## What to do:
Your task is to quote, unchanged, only the lines from the one with "Reproduce this chart" through the one with "import * as", both ends included.

## Material to process:
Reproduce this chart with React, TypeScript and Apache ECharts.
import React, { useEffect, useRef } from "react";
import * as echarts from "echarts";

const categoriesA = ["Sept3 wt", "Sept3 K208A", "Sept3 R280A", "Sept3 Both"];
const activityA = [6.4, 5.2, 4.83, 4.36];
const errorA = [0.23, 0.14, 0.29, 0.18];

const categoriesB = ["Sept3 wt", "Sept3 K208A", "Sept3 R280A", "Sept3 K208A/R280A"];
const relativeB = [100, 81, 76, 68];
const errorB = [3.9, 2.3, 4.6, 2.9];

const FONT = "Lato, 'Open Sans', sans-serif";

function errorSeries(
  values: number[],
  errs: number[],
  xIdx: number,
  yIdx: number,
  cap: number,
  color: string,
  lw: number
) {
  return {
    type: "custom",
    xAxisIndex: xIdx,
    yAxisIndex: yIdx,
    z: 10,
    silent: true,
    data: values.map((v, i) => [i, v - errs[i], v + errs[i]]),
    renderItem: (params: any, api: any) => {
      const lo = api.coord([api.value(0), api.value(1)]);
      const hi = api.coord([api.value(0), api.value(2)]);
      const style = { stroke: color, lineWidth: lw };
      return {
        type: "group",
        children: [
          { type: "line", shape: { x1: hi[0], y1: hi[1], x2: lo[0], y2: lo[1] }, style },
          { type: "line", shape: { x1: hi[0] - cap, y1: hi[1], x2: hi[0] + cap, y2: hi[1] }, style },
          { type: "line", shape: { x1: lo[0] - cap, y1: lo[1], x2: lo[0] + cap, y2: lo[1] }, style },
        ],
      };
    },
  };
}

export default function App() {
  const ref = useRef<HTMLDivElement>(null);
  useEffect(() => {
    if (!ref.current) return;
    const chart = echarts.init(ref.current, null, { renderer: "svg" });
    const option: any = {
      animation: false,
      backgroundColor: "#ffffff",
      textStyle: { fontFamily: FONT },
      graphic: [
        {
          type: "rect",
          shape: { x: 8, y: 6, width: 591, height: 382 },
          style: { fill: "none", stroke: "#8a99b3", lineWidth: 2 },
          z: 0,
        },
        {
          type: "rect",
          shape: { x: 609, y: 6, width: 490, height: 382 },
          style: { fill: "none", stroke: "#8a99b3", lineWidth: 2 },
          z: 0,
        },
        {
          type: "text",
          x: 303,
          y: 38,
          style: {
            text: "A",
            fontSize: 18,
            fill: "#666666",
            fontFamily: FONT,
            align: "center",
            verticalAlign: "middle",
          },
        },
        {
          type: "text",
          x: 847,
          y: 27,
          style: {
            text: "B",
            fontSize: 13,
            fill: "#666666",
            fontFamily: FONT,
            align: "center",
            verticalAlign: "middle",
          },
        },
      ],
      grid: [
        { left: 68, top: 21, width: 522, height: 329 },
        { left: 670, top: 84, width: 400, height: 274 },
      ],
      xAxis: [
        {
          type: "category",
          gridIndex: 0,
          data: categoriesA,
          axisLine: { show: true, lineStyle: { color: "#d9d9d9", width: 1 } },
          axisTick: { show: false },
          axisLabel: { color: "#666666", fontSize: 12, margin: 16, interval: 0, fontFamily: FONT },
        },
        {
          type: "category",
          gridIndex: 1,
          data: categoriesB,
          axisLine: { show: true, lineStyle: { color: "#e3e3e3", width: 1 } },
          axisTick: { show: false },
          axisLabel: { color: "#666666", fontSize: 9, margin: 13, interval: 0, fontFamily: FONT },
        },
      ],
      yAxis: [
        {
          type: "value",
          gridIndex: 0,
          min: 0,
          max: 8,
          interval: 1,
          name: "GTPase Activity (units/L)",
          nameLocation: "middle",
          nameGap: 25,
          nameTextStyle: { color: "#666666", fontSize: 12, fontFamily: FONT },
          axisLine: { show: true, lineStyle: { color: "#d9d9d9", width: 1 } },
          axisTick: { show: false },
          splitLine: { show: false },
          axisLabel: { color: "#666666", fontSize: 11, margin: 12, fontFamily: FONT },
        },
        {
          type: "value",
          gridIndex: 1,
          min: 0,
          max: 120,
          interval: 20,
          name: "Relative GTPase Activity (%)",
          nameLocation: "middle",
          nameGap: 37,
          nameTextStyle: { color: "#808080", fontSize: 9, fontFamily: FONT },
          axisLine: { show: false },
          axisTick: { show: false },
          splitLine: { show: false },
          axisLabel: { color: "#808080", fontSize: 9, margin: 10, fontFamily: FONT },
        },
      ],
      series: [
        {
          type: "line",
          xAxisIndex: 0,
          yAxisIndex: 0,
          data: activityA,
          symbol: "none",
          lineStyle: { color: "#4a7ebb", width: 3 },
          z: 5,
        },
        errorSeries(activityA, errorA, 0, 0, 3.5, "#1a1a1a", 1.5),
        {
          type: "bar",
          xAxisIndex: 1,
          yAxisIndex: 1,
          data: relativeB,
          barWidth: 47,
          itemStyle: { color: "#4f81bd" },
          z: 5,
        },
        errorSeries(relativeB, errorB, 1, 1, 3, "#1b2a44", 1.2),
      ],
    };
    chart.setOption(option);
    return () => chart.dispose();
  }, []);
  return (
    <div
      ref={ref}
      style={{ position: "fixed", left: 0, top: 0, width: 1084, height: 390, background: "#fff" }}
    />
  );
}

...

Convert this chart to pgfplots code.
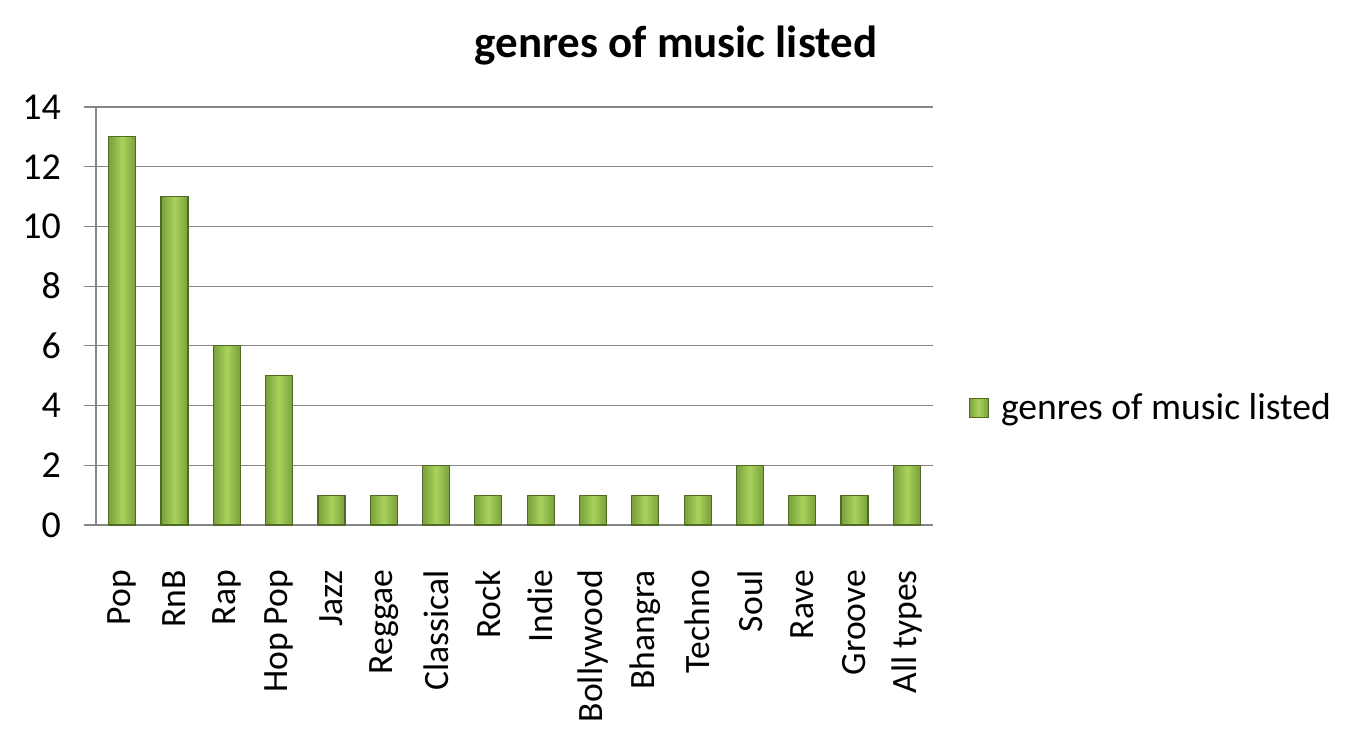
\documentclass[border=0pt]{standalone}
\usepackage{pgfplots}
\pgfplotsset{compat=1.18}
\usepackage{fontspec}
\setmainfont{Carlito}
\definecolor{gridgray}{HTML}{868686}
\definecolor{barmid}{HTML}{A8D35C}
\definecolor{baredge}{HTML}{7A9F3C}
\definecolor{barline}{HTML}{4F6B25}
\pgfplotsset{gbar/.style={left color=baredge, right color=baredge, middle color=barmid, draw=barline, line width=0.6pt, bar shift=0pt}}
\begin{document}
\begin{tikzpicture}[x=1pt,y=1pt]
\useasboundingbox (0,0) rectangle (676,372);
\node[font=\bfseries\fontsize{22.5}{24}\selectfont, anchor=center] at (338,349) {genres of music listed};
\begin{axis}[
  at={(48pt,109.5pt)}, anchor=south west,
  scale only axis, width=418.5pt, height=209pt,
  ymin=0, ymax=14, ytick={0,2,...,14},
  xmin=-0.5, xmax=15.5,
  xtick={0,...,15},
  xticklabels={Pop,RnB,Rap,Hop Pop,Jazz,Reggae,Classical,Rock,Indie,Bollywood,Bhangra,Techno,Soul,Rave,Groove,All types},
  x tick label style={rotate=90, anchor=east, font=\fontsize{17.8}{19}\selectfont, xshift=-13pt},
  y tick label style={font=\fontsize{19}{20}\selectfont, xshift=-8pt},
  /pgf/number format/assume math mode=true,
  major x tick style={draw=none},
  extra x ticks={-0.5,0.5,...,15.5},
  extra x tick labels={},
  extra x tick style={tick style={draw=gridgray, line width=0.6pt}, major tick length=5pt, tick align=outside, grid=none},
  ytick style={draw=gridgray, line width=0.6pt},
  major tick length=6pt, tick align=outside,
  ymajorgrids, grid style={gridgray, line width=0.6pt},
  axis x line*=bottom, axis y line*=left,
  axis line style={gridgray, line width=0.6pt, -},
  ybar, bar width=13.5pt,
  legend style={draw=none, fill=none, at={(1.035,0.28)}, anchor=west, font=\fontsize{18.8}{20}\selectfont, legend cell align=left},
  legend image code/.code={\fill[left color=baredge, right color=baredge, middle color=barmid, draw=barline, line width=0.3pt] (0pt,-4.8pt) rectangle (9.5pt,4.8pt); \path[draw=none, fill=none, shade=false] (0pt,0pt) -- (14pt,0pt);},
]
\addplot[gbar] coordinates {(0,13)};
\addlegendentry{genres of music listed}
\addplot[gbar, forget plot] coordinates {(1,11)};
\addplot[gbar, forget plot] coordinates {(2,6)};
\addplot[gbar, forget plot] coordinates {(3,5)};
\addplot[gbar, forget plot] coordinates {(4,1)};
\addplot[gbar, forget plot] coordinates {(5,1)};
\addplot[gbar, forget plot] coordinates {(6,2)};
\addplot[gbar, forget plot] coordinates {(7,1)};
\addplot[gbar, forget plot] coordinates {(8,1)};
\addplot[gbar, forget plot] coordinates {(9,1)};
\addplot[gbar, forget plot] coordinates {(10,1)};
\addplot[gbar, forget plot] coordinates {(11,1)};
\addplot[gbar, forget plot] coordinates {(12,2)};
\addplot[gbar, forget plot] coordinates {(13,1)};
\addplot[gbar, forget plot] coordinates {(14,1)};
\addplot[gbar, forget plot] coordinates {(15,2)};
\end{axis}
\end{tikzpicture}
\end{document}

---

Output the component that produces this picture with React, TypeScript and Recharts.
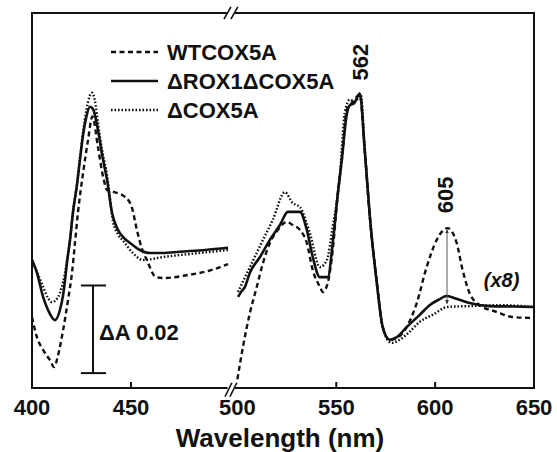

## Solution for this problem:
Reproduce this chart with React, TypeScript and Apache ECharts.
import React, { useEffect, useRef } from "react";
import * as echarts from "echarts";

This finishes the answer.